For the Creamy Chive Citrus Dressing:

  •   1 large egg
  •   ¾ cup light olive oil
  •   3 tablespoons finely chopped chives
  •   3 tablespoons fresh lemon juice
  •   2 tablespoons minced shallots
  •   1 tablespoon apple cider vinegar
  •   2 garlic cloves, pressed
  •   1 anchovy
  •   1 teaspoon hot sauce
  •   1/2 teaspoon lemon zest
  •   ½ teaspoon kosher salt

Instructions

  1.   Make the Creamy Chive Citrus Dressing: In a wide mouth mason jar, using an immersion blender to blend, place the egg and slowly add the light olive oil until it emulsifies and thickens. Add the rest of the ingredients and blend until thoroughly combined. Cover and refrigerate to allow the dressing to thicken while you make the salad.
  2.   Blanche the Green beans: In a large pot over high heat, bring water and 2 teaspoons salt to a boil.
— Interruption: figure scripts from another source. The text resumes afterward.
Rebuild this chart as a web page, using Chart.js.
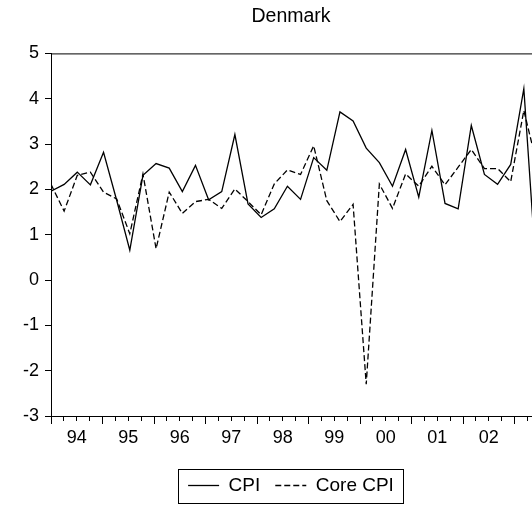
<!DOCTYPE html>
<html lang="en">
<head>
    <meta charset="UTF-8">
    <title>Denmark - CPI vs Core CPI</title>
    <script src="https://cdn.jsdelivr.net/npm/chart.js@4.4.1/dist/chart.umd.min.js"></script>
    <style>
        html, body { margin: 0; padding: 0; background: #fff; overflow: hidden; }
        .chart-box { position: relative; width: 582px; height: 505px; }
    </style>
</head>
<body>
    <div class="chart-box">
        <canvas id="myChart"></canvas>
    </div>
    <script>
    // quarterly data, 1994Q1 onwards
    var yearLabels = ["94", "95", "96", "97", "98", "99", "00", "01", "02"];
    var cpi = [1.96, 2.11, 2.38, 2.10, 2.82, 1.76, 0.66, 2.31, 2.57, 2.47,
               1.95, 2.53, 1.77, 1.95, 3.21, 1.68, 1.38, 1.57, 2.07, 1.78,
               2.70, 2.42, 3.71, 3.51, 2.91, 2.59, 2.07, 2.88, 1.83, 3.30,
               1.69, 1.57, 3.41, 2.33, 2.11, 2.55, 4.22, -0.05];
    var coreCpi = [2.11, 1.52, 2.31, 2.38, 1.94, 1.79, 1.02, 2.34, 0.69, 1.94,
                   1.47, 1.73, 1.78, 1.58, 2.01, 1.73, 1.44, 2.12, 2.43, 2.33,
                   2.96, 1.75, 1.29, 1.67, -2.30, 2.12, 1.58, 2.34, 2.07, 2.51,
                   2.10, 2.49, 2.88, 2.46, 2.46, 2.17, 3.74, 2.55];

    function toPoints(arr) {
        return arr.map(function(v, i) { return { x: i, y: v }; });
    }

    var family = "'Liberation Sans', Arial, sans-serif";
    var font = { family: family, size: 18 };

    // box round the plot area
    var frame = {
        id: 'frame',
        afterDraw: function(chart) {
            var a = chart.chartArea, ctx = chart.ctx;
            ctx.save();
            ctx.strokeStyle = '#000';
            ctx.lineWidth = 1;
            ctx.strokeRect(a.left + 0.5, a.top + 0.5, a.right - a.left, a.bottom - a.top);
            ctx.restore();
        }
    };

    // border round the legend
    var legendBorder = {
        id: 'legendBorder',
        afterDraw: function(chart) {
            var lg = chart.legend;
            if (!lg || !lg.legendHitBoxes.length) return;
            var boxes = lg.legendHitBoxes;
            var left = Math.min.apply(null, boxes.map(function(b) { return b.left; })) - 10;
            var right = Math.max.apply(null, boxes.map(function(b) { return b.left + b.width; })) + 9;
            var mid = boxes[0].top + boxes[0].height / 2;
            var ctx = chart.ctx;
            ctx.save();
            ctx.strokeStyle = '#000';
            ctx.lineWidth = 1;
            ctx.strokeRect(Math.round(left) + 0.5, Math.round(mid - 17) + 0.5, Math.round(right - left), 34);
            ctx.restore();
        }
    };

    var ctx = document.getElementById('myChart').getContext('2d');
    var chart = new Chart(ctx, {
        type: 'line',
        data: {
            datasets: [{
                    label: "CPI",
                    data: toPoints(cpi),
                    xAxisID: 'xd',
                    borderColor: '#000',
                    backgroundColor: '#000',
                    borderWidth: 1.3,
                    pointRadius: 0,
                    tension: 0,
                    fill: false
                },
                {
                    label: "Core CPI",
                    data: toPoints(coreCpi),
                    xAxisID: 'xd',
                    borderColor: '#000',
                    backgroundColor: '#000',
                    borderWidth: 1.3,
                    borderDash: [6, 3],
                    pointRadius: 0,
                    tension: 0,
                    fill: false
                }
            ]
        },
        options: {
            responsive: true,
            maintainAspectRatio: false,
            animation: false,
            layout: { padding: 0 },
            plugins: {
                title: {
                    display: true,
                    text: 'Denmark',
                    color: '#000',
                    font: { family: family, size: 19.5, weight: 'normal' },
                    padding: { top: 5, bottom: 25 }
                },
                legend: {
                    position: 'bottom',
                    labels: {
                        color: '#000',
                        font: { family: family, size: 19 },
                        usePointStyle: true,
                        pointStyle: 'line',
                        pointStyleWidth: 31,
                        padding: 15,
                        generateLabels: function(chart) {
                            var items = Chart.defaults.plugins.legend.labels.generateLabels(chart);
                            items.forEach(function(it) {
                                var ds = chart.data.datasets[it.datasetIndex];
                                it.lineDash = ds.borderDash || [];
                                it.lineWidth = 1.3;
                            });
                            return items;
                        }
                    }
                },
                tooltip: { enabled: false }
            },
            scales: {
                // data axis: one step per quarter
                xd: {
                    type: 'linear',
                    display: false,
                    min: 0,
                    max: 40.2
                },
                // year ticks and labels
                x: {
                    type: 'linear',
                    position: 'bottom',
                    min: 0,
                    max: 41.0,
                    afterFit: function(s) { s.height = 45; },
                    border: { color: '#000', width: 1 },
                    grid: {
                        drawOnChartArea: false,
                        tickLength: 8,
                        tickWidth: 1,
                        tickColor: function(c) {
                            return c.tick && c.tick.value % 4 === 0 ? '#000' : 'rgba(0,0,0,0)';
                        }
                    },
                    ticks: {
                        stepSize: 1,
                        autoSkip: false,
                        maxRotation: 0,
                        padding: 3,
                        color: '#000',
                        font: font,
                        callback: function(v) {
                            if (v % 4 !== 2) return '';
                            return yearLabels[(v - 2) / 4] || '';
                        }
                    }
                },
                // quarter ticks
                xm: {
                    type: 'linear',
                    position: { y: -3 },
                    min: 0,
                    max: 41.0,
                    border: { display: false },
                    grid: {
                        drawOnChartArea: false,
                        tickLength: 5,
                        tickWidth: 1,
                        tickColor: '#000'
                    },
                    ticks: { stepSize: 1, autoSkip: false, display: false }
                },
                y: {
                    min: -3,
                    max: 5,
                    afterFit: function(s) { s.width = 51; },
                    border: { color: '#000', width: 1 },
                    grid: {
                        drawOnChartArea: false,
                        tickLength: 6,
                        tickColor: '#000'
                    },
                    ticks: {
                        stepSize: 1,
                        padding: 6,
                        color: '#000',
                        font: font
                    }
                }
            }
        },
        plugins: [frame, legendBorder]
    });
    </script>
</body>
</html>
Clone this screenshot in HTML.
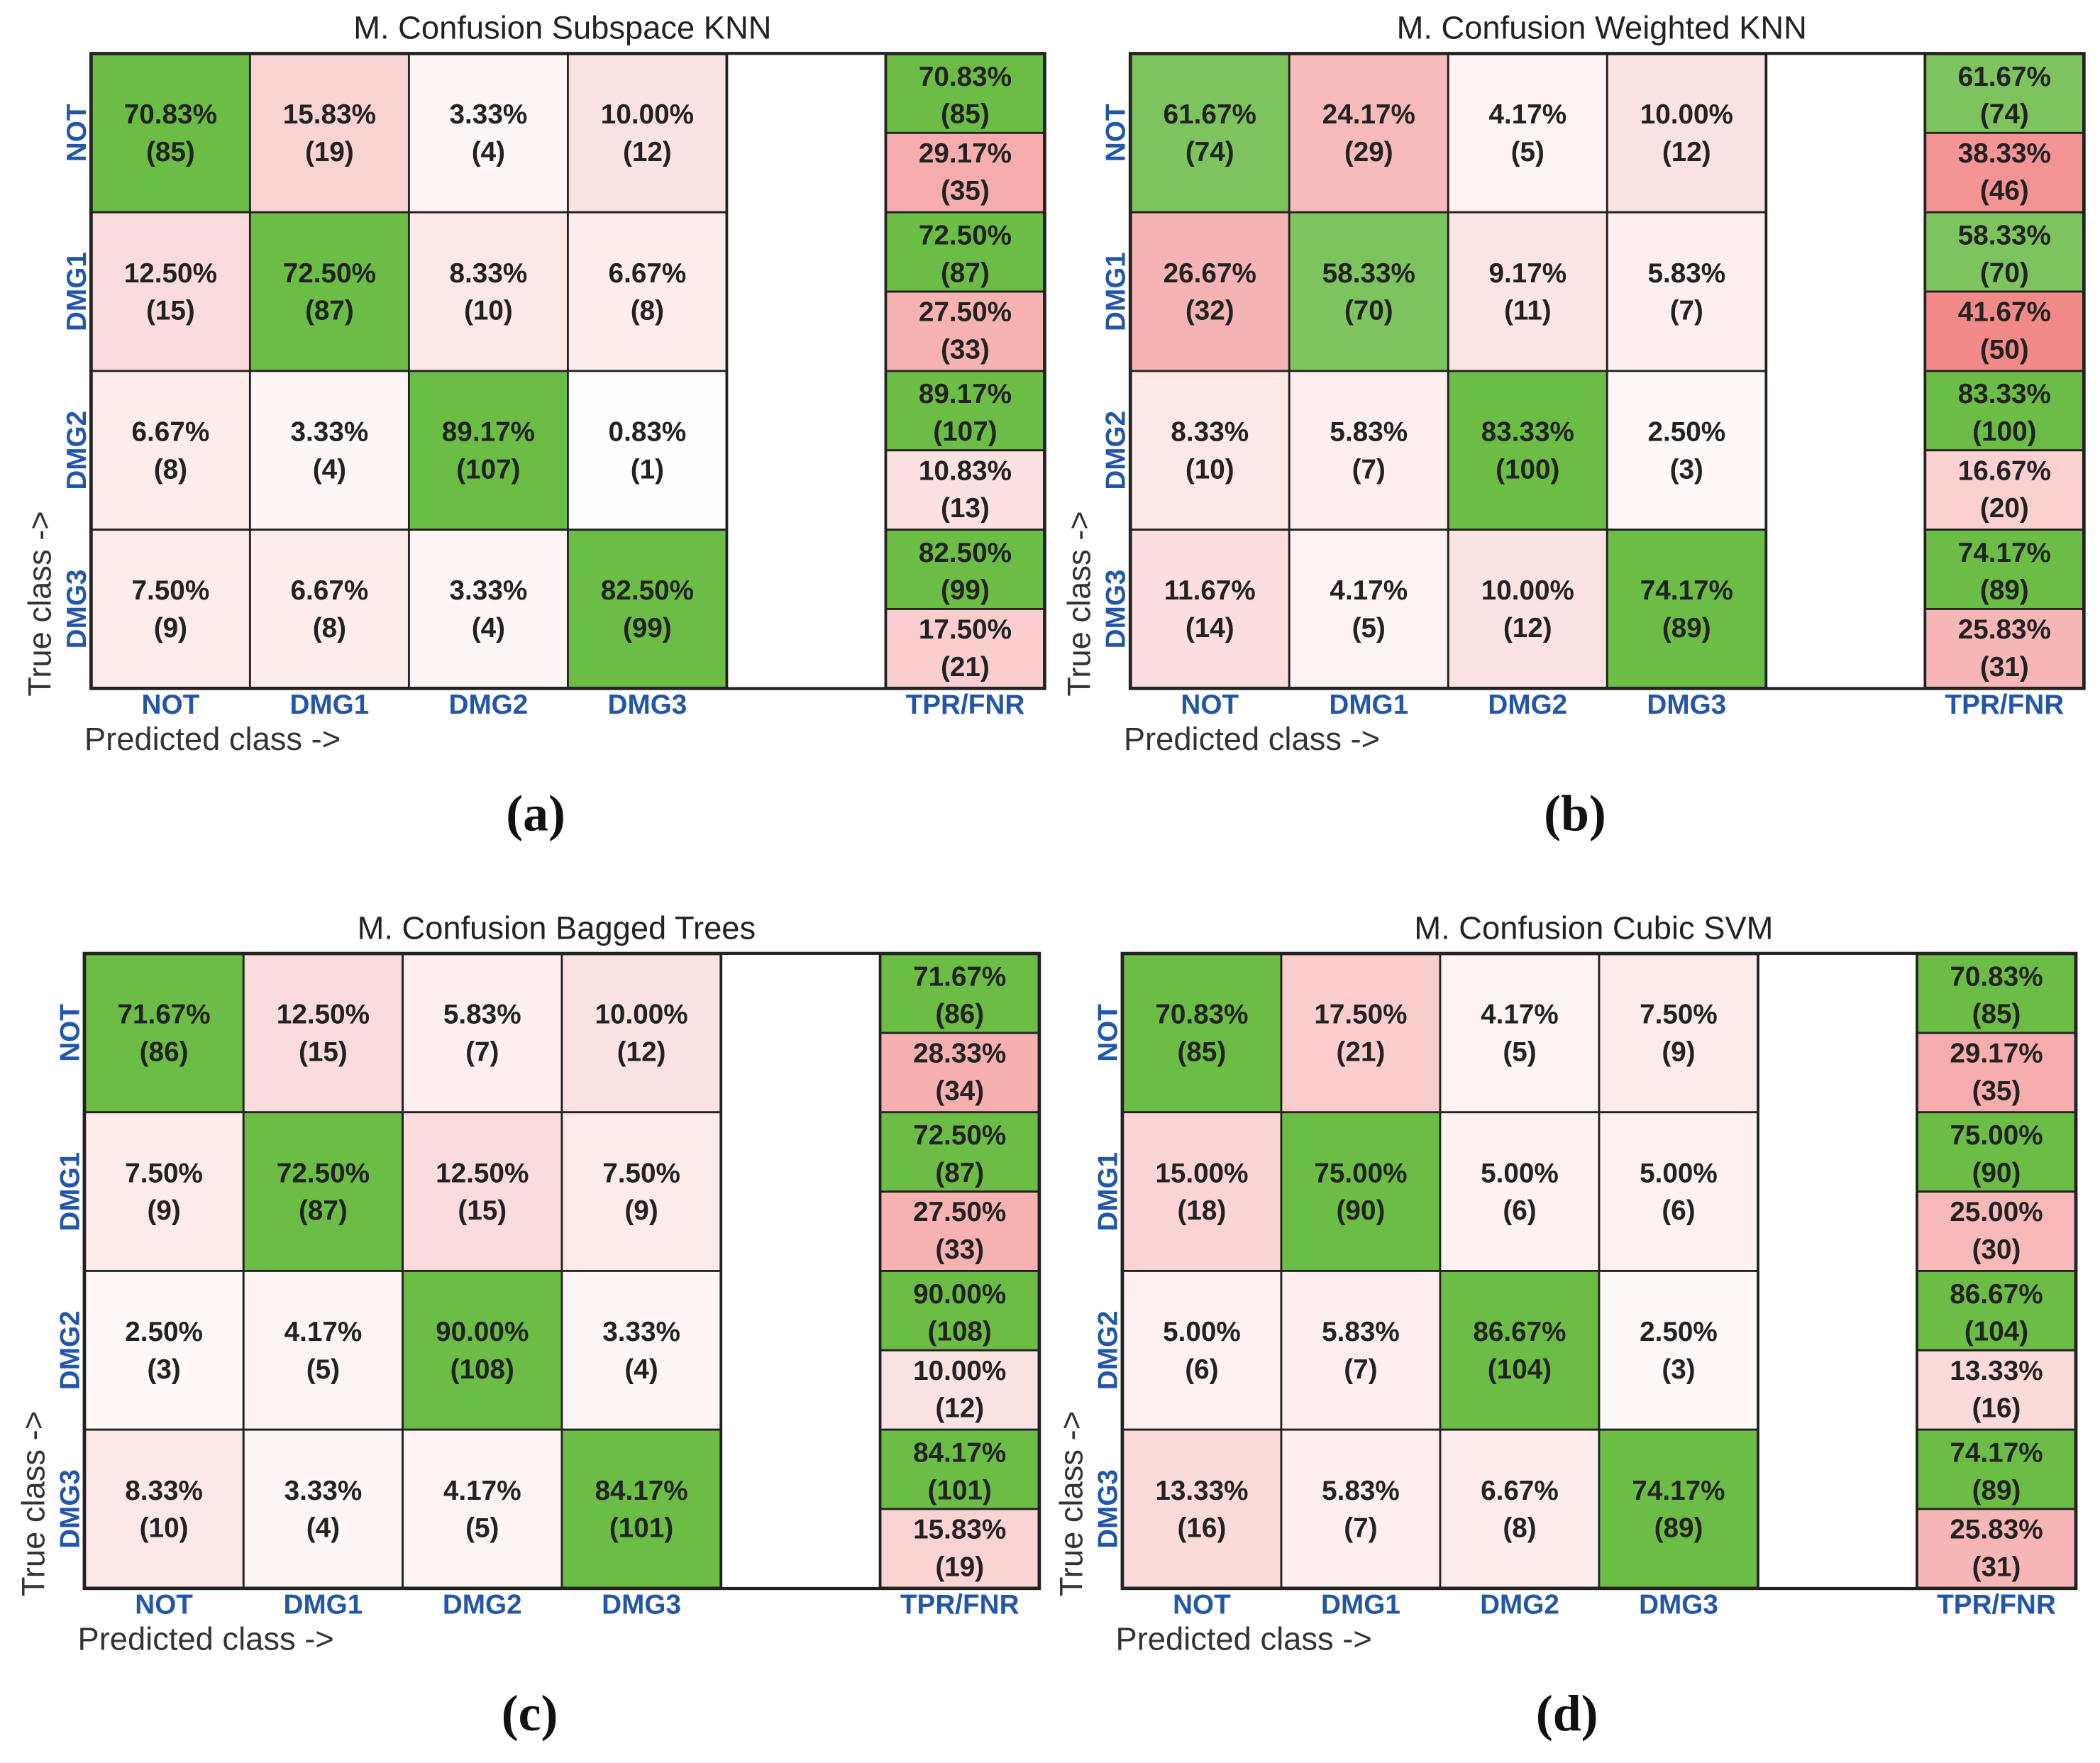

Meanwhile, prepare an ice water bath in a large bowl. Set aside.
  3.   Add the green beans to the boiling water and parboil for 3 minutes or until cooked through but still crisp. Immediately remove, drain, and add to the ice water bath. Let cool in the ice water for 5 minutes. Drain and dry. Set aside.
  4.   Assemble the Salad: In a large bowl, add the greens and sprinkle with salt. If your greens are big, tear the leaves into smaller pieces. Sprinkle salt and add about 3 tablespoons of Marinated Red Onion oil and around ½ cup of marinated red onions. Add the chicken, green beans, radicchio, cucumbers, radishes, avocado, olives, cherry tomatoes, pepperoncini, celery, and hearts of palm. Toss to fully combine. Add more marinated onion oil until the salad is fully coated and red wine vinegar. Season to taste with more salt and freshly ground black pepper.
  5.   Serve with the dressing on the side and enjoy!

Notes

This salad is also perfect without the dressing, but we love it with a few spoonfuls!